One draft for the road
It’s an interesting exercise, reading the early draft screenplay of a film you’ve seen and noticing what changed between that screenplays to what must have been the immensely different final draft of the same film. Sometimes the changes are large and leaves even the premise unrecognizable, at other times, its minor changes; a few scenes, some character quirks and in some cases the title.
In an early draft of John Wick (2014) screenplay, originally titled, “Scorn”, Wick was a gray haired man in his 60s, the Baba Yega monologue was more verbose and not as memorable. There was also more exposition on Helen’s illness and eventual death.
Ripley in Alien (1979) was written as a man. Red in The Shawshank Redemption (1994) was a Red haired Irish man.Ferris Bueller’s Day Off (1986) in an early draft gave Ferris and Jenny two younger siblings who didn’t exist in the final film.
In an early draft of “Edge of Tomorrow(2014), an adaptation of the 2004 Japanese graphic novel, “All You Need Is Kill” the lead character was much younger than the 50-something year old Tom Cruise who eventually took the role and did a fantastic job.
The point is, Screenplays are like marble sculptures which need continuous shaping. The Sculptor (Screenwriter, in this case) must chip away at unformed bits, polish, stand back and then chip away some more until the desired masterpiece emerges. To accomplish this we must put in the same dedication and skill as the greats. Think of Michael Angelo’s ‘David’ or Rodin’s, ‘The Thinker’- these masterpieces required time and perspective to become art that would outlive their contemporaries.
Most notable classics, which are arguably worthy of countless revisits, had multiple drafts.
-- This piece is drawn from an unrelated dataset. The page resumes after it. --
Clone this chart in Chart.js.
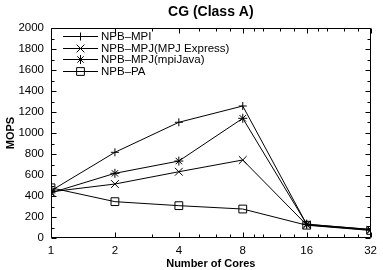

Ridley Scott’s Gladiator (2000) had 3 screenwriters. David Franzoni the producer who came up with the story wrote the 1st draft. John Logan and William Nicholson would work on story, dialogue etc on other drafts at different stages.
It’s easy to assume that this amount of time and recrafting only happens in the well-financed Hollywood studio system, not so! Indie filmmakers can sometimes take years to write that personal screenplay, while working other jobs.
Is it possible to write a screenplay without prior preparation in a week or month? Yes, it’s done all the time but the final output is rarely memorable or free of issues if its never further evolved. Many have heard the story of how Sylvester Stallone wrote Rocky in three days. But Stallone will tell you that very little of that 3-day draft made it to the final movie it was very dark and lacked the optimism and inspiration of the landmark film it became.
Multiple drafts allow refining, taking out irrelevant, derivative and cliché scenes. Reworking and cutting dialogue, infusing it with subtext and making sure it’s not on the nose or obvious exposition. Imagine rushing the foundation of a story building because the client is impatient about moving into the house. They may get their building quickly but that building will eventually cave in on itself.
Now, there are numerous factors which allow American screenwriters in the studio system write multiple drafts over months and sometimes a year, a system and the Writers Guild, which studios are signatory. Our screenwriters are often working on multiple projects at the same time, sometimes literally with two windows open. Why? It’s currently not financially feasible to work on one just feature length screenplay for an extensive period of months.
We’ve proven we can telling complex, compelling stories via our exported prose writers Achebe, Adichie, Okri, Soyinka, Habila, Cole etc. They didn’t knock out those novels in weeks or a few months, even before they became globally known.
I don’t know what it is but something needs to be done about the remuneration of screenwriting if our stories on the screen are to match the shelf life of the novels which have transcended generations. Professional screenwriters need to be given the time and financial compensation to craft enduring stories if we want films to have 20th, 30th and 50th anniversary celebration releases like in other countries. We need to create a system to enable this sort of financing and protection from exploitation.
Many films could have benefited from more time on the screenplay, an extra draft or two, in some cases another writer taking a crack at it. However, with the current economics of filmmaking, writers aren’t given the chance to walk away for a few weeks and come back with a fresh perspective to fix narrative or character problems. Is it a guarantee that multiple drafts will lead to a great film? No, not really. Have films with a single draft become classics, I am sure there are some out there. But why play the odds?
We have improved on production value, shooting with better cameras, lighting equipment and set design. I think it’s time we come together and figure out the financial solution required to give the same attention and resources to the blueprint which makes them all possible. We owe it to ourselves, the fans and the legacy of the industry.